Our only question on this appeal is whether the injunction was one which was necessary to protect the jurisdiction of the bankruptcy court. Otherwise it falls under the interdict which prevents federal courts from enjoining proceedings in state tribunals. 28 U.S.C. § 2283 (1952), provides:

“A court of the United States may not grant an injunction to stay proceedings in a State court except as expressly authorized by Act of Congress, or where necessary in aid of its jurisdiction, or to protect or effectuate its judgments.”

It is to be noted that the persons against whom the suit in the New Jersey state court is pending are sued upon their individual contract of guaranty. The language of this guaranty is broad. It states that the parties consent: “that their liability hereunder is direct and unconditional, and may be enforced without requiring Second Party [the creditor who is plaintiff in the state court suit] first to resort to any other right, remedy or security.” The two individuals sued are the president and secretary as well as the principal shareholders of the bankrupt corporation but the identity of individuals and corporation is of course separate. We take it that their obligation is one in the nature of suretyship. But we do not need to decide what effect, if any, under suretyship law their consent to be sued directly without resorting first to the principal debtor may have. That question, if it is a question, is one to be decided in the state court suit.

Do the undoubted rules of law as between the principal debtor and surety affect the control of the bankrupt estate which is in the charge of the District Court of New Jersey? We do not think so. Counsel for the Magnuses make much of the fact that a surety has a right both under the law of New Jersey and generally to be exonerated by the principal debtor before he pays the creditor and to subrogation to the creditor’s rights after he pays. Exoneration, it is said, is an equitable right which the surety has against the principal debtor to compel the latter to shoulder the obligation instead of foisting it on the surety. We need not decide whether there is any procedure in the bankruptcy court by which the Magnuses can force the estate to exonerate them pro rata. If not, that is one of the unfortunate consequences of guaranteeing the debt of one who goes bankrupt. Assuming arguendo that the equity of exoneration cannot be enforced, and that to enjoin the state suit would protect the sureties, it does not follow that an injunction is necessary to protect the jurisdiction of the bankruptcy court.
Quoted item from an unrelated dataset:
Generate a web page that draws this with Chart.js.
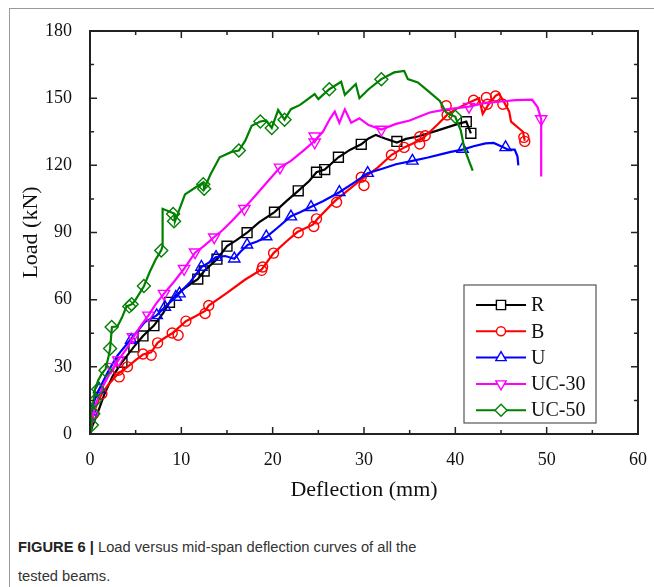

The right of subrogation for a surety who pays the principal’s debt is taken care of by the bankruptcy statute. Section 63, 11 U.S.C.A. § 103, is the one which deals generally with provable claims. So far as the claims of sureties, guarantors and other secondary debtors are concerned, section 57, sub. i, 11 U.S.C.A. § 93, sub. i, controls. That section provides:

“Whenever a creditor whose claim against a bankrupt estate is secured by the individual undertaking of any person fails to prove and file such claim, such person may do so in the creditor's name and, if he discharge such undertaking in whole or in part, he shall be subrogated to that extent to the rights of the creditor.”

This provision is supplemented by General Order 21(4), 11 U.S.C.A. following section 53, which reads:

“The claims of persons contingently liable for the bankrupt or debtor may be proved in the name of the creditor when known by the party contingently liable. When the name of the creditor is unknown, such claim may be proved in the name of the party contingently liable; but no dividend shall be paid upon such claim, except upon satisfactory proof that it will diminish pro tanto the original debt.”

The effect of section 57, sub. i upon the general provisions of section 63 is discussed in 3 Collier on Bankruptcy, 284 et seq. (14th ed. 1941).

The creditor in this case has already filed his claim. That claim is secured and the creditor claims the benefit of the security. So the surety does not need and cannot file a claim directly in bankruptcy court under this section but if the surety pays and has a right of subrogation, as Collier says, “there is probably no objection to the surety’s calling the bankruptcy court’s attention to the fact that he discharged the claim in full and has thereby been subrogated to the original creditor, if the latter omits this statement in his proof of claim.” Id. at 290.

This quoted section is the statutory limitation upon the surety’s proof of claim in the bankruptcy court. But that court, nevertheless, has full control over all the assets of the bankrupt. That control is unaffected by whatever goes on outside the bankruptcy court in litigation between one of the bankrupt’s creditors and a party who has independent liability on one of the bankrupt’s contracts. The bankruptcy court’s jurisdiction is exclusive, and nobody doubts it. We do not see how it is protected or preserved by forbidding the lawsuit above described.

If the creditor wins the state suit against the Magnuses, the result may well be very hard on them. They may find themselves having to satisfy their obligation to make good the corporation’s indebtedness and not being able, because of the latter’s insolvency, to be fully repaid. But that risk is just what was bargained for, assuming that the agreement was a valid contract. Whatever it was is not our question to decide here.

The judgment of the district court will be reversed.